Com tantas evidências de deterioração das contas públicas, o mercado finalmente despertou, e colocou racionalmente o problema fiscal no preço do dólar e nos juros futuros. Desde o início do ano, o dólar passou de R$4,92/US$ para R$5,82/US$, alta de 18,3%; enquanto a taxa de juros prefixada com vencimento em 2029 passou de 10,21% para 12,93%.

A alta dos juros de mercado e a elevação do dólar preocupam o governo. Juro mais elevado encarece o crédito, penalizando a atividade econômica – investimento das empresas e consumo das famílias

Dólar mais alto potencializa a inflação, na medida em que eleva os custos de produção, encarecendo o preço final das mercadorias.

O mau humor do mercado financeiro só antecipa a piora econômica a vir pela frente. Um enfraquecimento da economia gera inevitavelmente consequências políticas para o governo.

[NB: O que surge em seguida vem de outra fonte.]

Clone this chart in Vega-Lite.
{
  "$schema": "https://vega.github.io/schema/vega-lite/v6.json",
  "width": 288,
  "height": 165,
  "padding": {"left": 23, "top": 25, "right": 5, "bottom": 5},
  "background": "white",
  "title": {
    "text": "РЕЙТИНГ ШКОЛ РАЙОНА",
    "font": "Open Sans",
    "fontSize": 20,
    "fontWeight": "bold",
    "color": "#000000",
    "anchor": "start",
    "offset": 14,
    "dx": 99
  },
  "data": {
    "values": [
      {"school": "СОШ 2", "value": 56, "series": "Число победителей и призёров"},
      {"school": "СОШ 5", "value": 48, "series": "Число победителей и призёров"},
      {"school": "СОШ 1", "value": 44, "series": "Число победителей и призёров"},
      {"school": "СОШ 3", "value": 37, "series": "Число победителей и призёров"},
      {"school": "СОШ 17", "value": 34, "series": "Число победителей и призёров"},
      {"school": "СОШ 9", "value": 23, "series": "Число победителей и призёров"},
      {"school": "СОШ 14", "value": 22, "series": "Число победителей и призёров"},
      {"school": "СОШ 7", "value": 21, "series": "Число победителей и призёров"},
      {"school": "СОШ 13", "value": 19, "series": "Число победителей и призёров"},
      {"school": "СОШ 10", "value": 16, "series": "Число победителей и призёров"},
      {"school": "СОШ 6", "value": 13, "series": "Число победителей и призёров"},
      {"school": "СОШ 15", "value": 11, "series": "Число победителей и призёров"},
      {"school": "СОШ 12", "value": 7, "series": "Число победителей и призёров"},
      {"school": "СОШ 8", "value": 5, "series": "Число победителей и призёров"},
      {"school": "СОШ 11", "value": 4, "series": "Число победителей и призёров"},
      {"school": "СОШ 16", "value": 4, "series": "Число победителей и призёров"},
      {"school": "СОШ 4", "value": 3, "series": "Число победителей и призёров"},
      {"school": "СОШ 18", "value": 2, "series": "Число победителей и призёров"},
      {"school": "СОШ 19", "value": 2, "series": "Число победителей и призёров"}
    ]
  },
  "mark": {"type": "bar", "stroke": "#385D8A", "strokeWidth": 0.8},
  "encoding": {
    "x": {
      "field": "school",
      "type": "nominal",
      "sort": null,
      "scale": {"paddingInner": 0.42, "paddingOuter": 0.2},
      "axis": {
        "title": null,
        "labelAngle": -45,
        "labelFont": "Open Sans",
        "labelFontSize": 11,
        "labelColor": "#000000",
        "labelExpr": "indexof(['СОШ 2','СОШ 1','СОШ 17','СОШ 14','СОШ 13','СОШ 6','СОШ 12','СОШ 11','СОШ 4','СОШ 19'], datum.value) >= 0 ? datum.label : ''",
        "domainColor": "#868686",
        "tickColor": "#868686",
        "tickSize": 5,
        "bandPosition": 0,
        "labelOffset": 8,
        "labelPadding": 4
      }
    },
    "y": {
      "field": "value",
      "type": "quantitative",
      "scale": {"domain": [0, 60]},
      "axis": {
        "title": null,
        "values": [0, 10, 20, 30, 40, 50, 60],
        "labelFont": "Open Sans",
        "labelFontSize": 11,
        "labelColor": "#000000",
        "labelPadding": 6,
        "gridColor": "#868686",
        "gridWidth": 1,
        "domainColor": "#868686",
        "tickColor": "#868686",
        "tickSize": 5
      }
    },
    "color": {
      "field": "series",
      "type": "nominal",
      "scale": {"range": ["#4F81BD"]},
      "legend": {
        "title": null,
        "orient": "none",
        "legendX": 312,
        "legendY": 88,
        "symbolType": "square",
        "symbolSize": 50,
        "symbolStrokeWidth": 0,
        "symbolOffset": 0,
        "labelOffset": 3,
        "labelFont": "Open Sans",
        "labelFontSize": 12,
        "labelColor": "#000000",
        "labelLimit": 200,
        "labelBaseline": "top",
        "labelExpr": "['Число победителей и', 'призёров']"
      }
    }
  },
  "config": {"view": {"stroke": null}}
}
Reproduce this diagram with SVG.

A situação se torna mais delicada, uma vez que o PT teve um desempenho pífio nas eleições municipais, inclusive gerando brigas públicas dentro do próprio partido.

Diante do risco econômico e político, o ministro da Fazenda, Fernando Haddad, e a ministra do Planejamento, Simone Tebet, avisaram que lançarão uma PEC com corte de gastos. Resta saber quando vai sair a PEC e quais serão os cortes. Aparentemente, o mercado aprendeu, e não se animou com as intenções dos ministros, até porque tudo ainda está muito vago, no campo das intenções.

Em breve, alguma medida deverá ser anunciada; mas, provavelmente, o corte não será nos gastos estruturais. O governo já sinalizou que não pretende mexer em desvinculação de gastos com saúde e educação com receitas da união, e nem com a desindexação do salário mínimo às aposentadorias. Também não pretende mexer nos excessos de privilégios do funcionalismo público, tampouco reduzir subsídios. Em outras palavras, não vão mexer no vespeiro dos gastos estruturais, sem resolver o problema de fato. O dólar agradece.